As the title of Jennifer Lopez’s new movie Second Act suggests, her career resurgence at the age of 49 is one of notable cultural significance. I would argue, though, that the parade of outfits she has donned over the course of the film’s press tour is even more so. Highlights include:
+ A bubblegum pink gown with a high-low hem and a train that stretched the length of 1.5 Vince Vaughns (roughly)
+ A black lace babydoll dress and black knee-high boots
+ A ballerina-esque frock with a neckline that plunged to just above her navel
+ A sea-foam blue sequin jumpsuit with a coordinating coat
+ Trouser-cut track pants and a statement-making turtleneck sweater that extended to the floor like a cape
+ A skin-tight red midi dress with orange pumps and a teeny tiny white purse
Her aesthetic has been unilaterally bold and colorful, not to mention frequently form-fitting or skin-baring. More than simply ignoring stereotypes about how a middle-aged woman should dress, it actually undermines their very existence, prompting me to wonder whether the rhetoric around “dressing your age” is finally extinct.

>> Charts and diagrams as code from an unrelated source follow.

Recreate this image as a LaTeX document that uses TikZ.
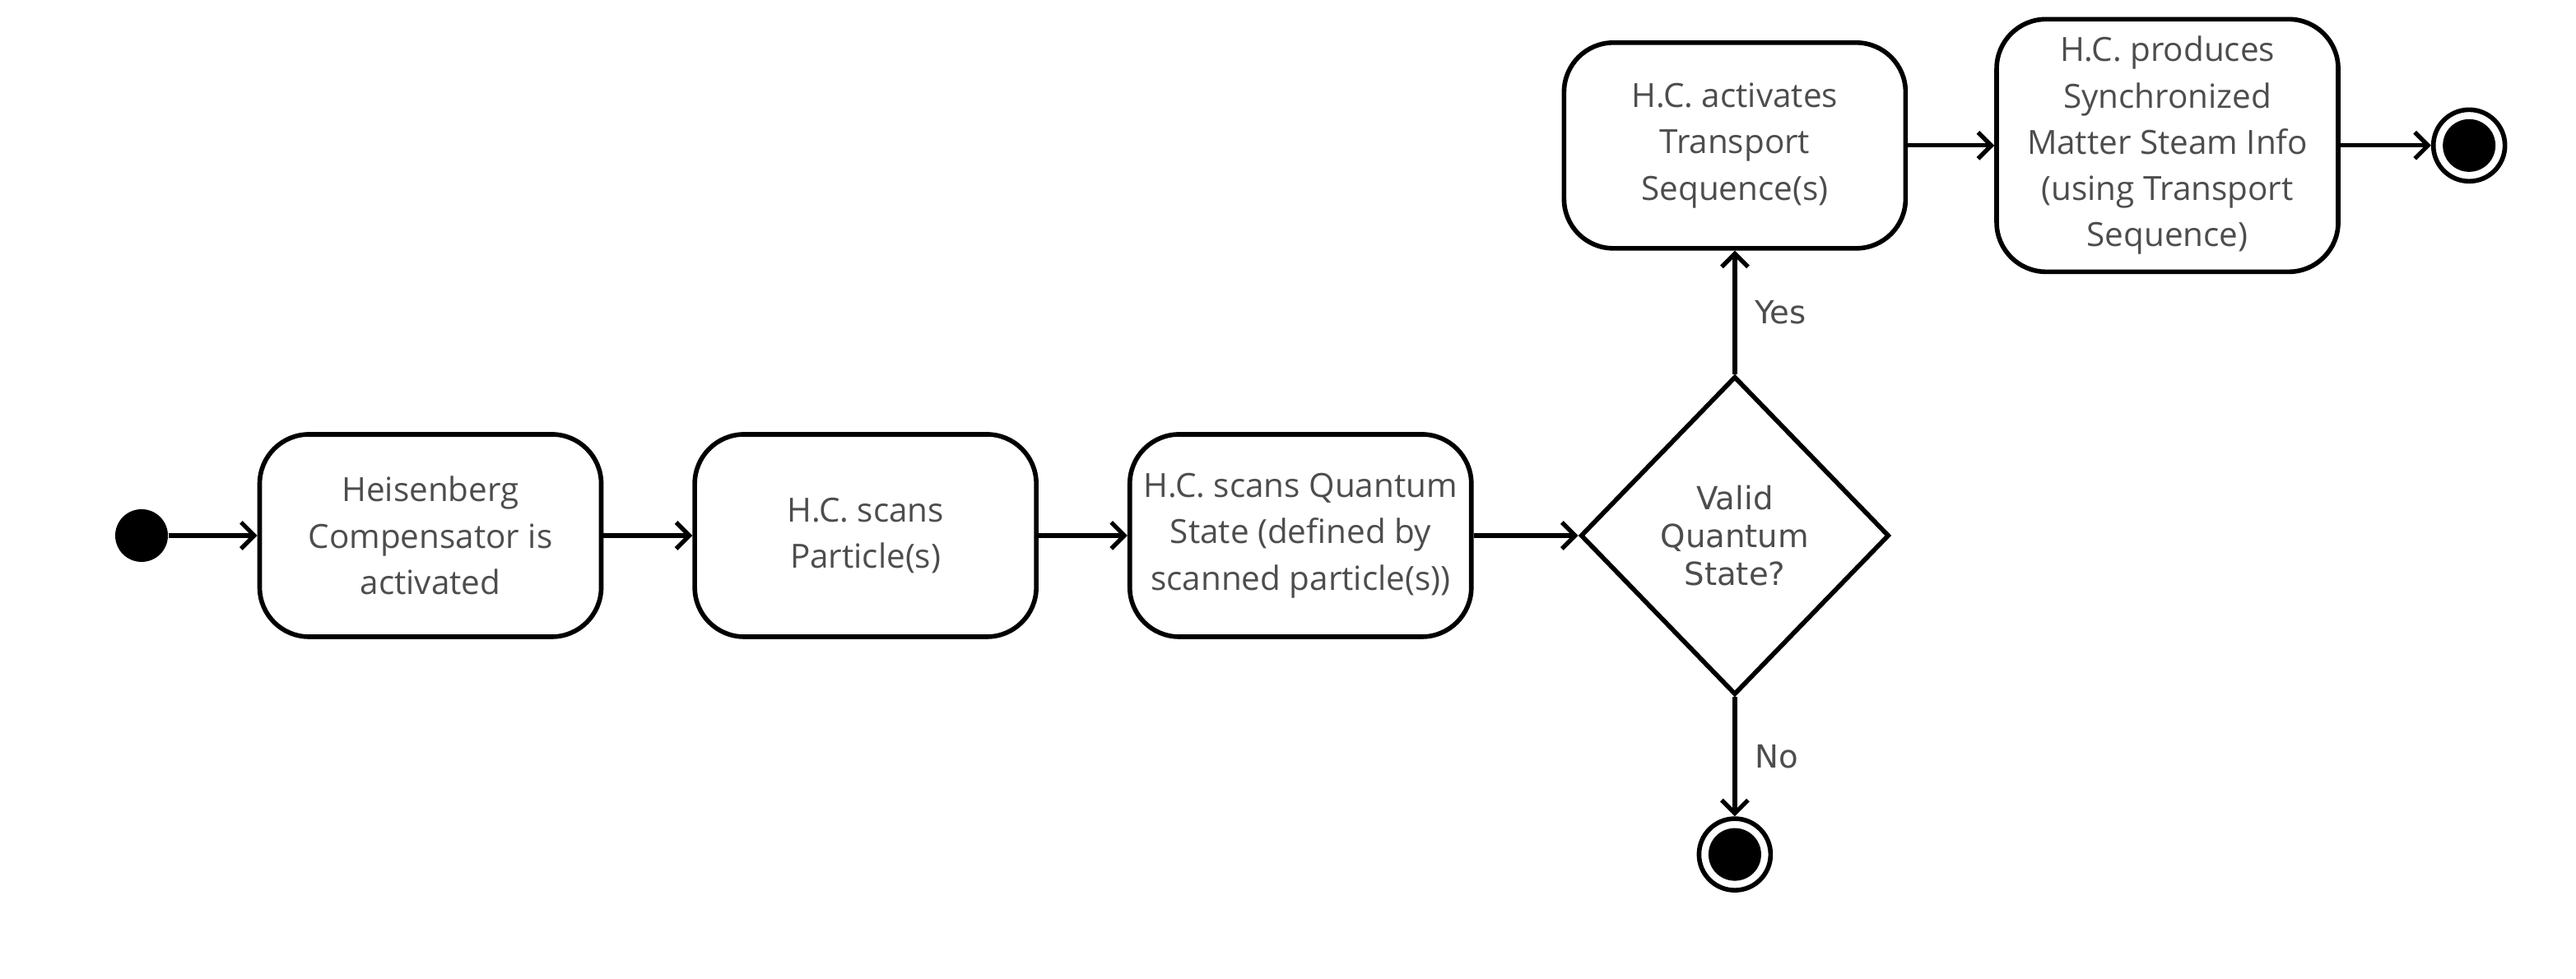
\documentclass[tikz,border=0pt]{standalone}
\usepackage{fontspec}
\setmainfont{Open Sans}
\newfontfamily\decfont{DejaVu Sans}
\usepackage{tikz}
\usepackage{xcolor}
\usetikzlibrary{shapes.geometric, arrows.meta, positioning, calc}

\definecolor{labelgray}{HTML}{4D4D4D}

\begin{document}
\begin{tikzpicture}[node distance=1.08cm,
  action/.style={draw, line width=1.6pt, rounded corners=0.6cm, fill=white,
    minimum width=4.15cm, minimum height=2.46cm, align=center,
    text=labelgray, font=\fontsize{11.5}{16}\selectfont},
  decision/.style={draw, diamond, line width=1.6pt, minimum width=3.75cm,
    minimum height=3.87cm, inner sep=0pt, align=center, text=labelgray,
    font=\decfont\fontsize{11}{13}\selectfont},
  initstate/.style={circle, fill=black, minimum size=0.64cm, inner sep=0pt},
  finalstate/.style={circle, draw, line width=1.6pt, fill=white, minimum size=0.87cm,
    inner sep=0pt, path picture={\fill[black] (path picture bounding box.center) circle (0.32cm);}},
  flow/.style={line width=1.5pt, -{Straight Barb[length=1.6mm, width=3.2mm]}},
  guard/.style={text=labelgray, font=\decfont\fontsize{11}{13}\selectfont}]
\useasboundingbox (0,0) rectangle (31.3,11.9);

% Main row
\node[initstate] (start) at (1.72,5.39) {};
\node[action, right=of start] (activate) {Heisenberg\\Compensator is\\activated};
\node[action, right=of activate] (particles) {H.C. scans\\Particle(s)};
\node[action, right=of particles] (qstate) {H.C. scans Quantum\\State (defined by\\scanned particle(s))};
\node[decision, right=1.27cm of qstate] (valid) {Valid\\Quantum\\State?};

% Yes branch
\node[action, minimum height=2.5cm, above=1.5cm of valid] (transport) {H.C. activates\\Transport\\Sequence(s)};
\node[action, minimum height=3.07cm, right=1.05cm of transport] (stream) {H.C. produces\\Synchronized\\Matter Steam Info\\(using Transport\\Sequence)};
\node[finalstate, right=1.1cm of stream] (done) {};

% No branch
\node[finalstate, below=1.45cm of valid] (abort) {};

% Arrows
\draw[flow] (start) -- (activate);
\draw[flow] (activate) -- (particles);
\draw[flow] (particles) -- (qstate);
\draw[flow] (qstate) -- (valid);
\draw[flow] (valid) -- node[guard, right=1mm] {Yes} (transport);
\draw[flow] (transport) -- (stream);
\draw[flow] (stream) -- (done);
\draw[flow] (valid) -- node[guard, right=1mm] {No} (abort);
\end{tikzpicture}
\end{document}
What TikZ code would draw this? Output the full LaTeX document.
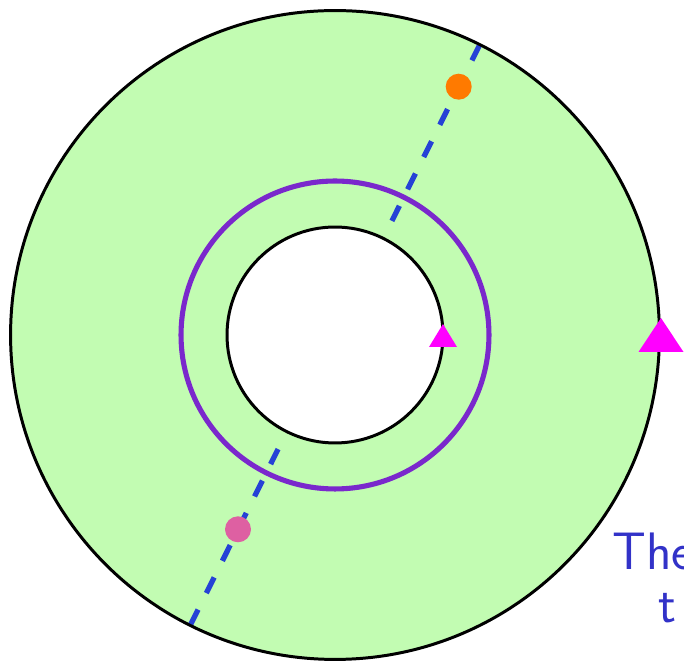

It’s been chipped away at for years — notably by women like Diana Vreeland and Diana Ross whose respective fashion choices (from statement-sleeved tops to ruffled red swimsuits) have conveyed the kind of sex appeal typically associated with ingenues. But seeing a literal leading lady with enormous star power like Lopez do so in such a deliberate, public manner carries the weight of finality, particularly because it’s all happening on the red carpet.
Red carpets provide an interesting barometer for fashion in that even though they rarely push the envelope when it comes to trends or aesthetic movements, they often seal it. In other words, they showcase the “safe” choice, stamped with celebrity approval. It therefore stands to reason that refusing to dress your age is becoming less of a crusade and more of the norm.
What do you think? Do you still let age dictate what you choose to wear, or is that hang-up becoming obsolete?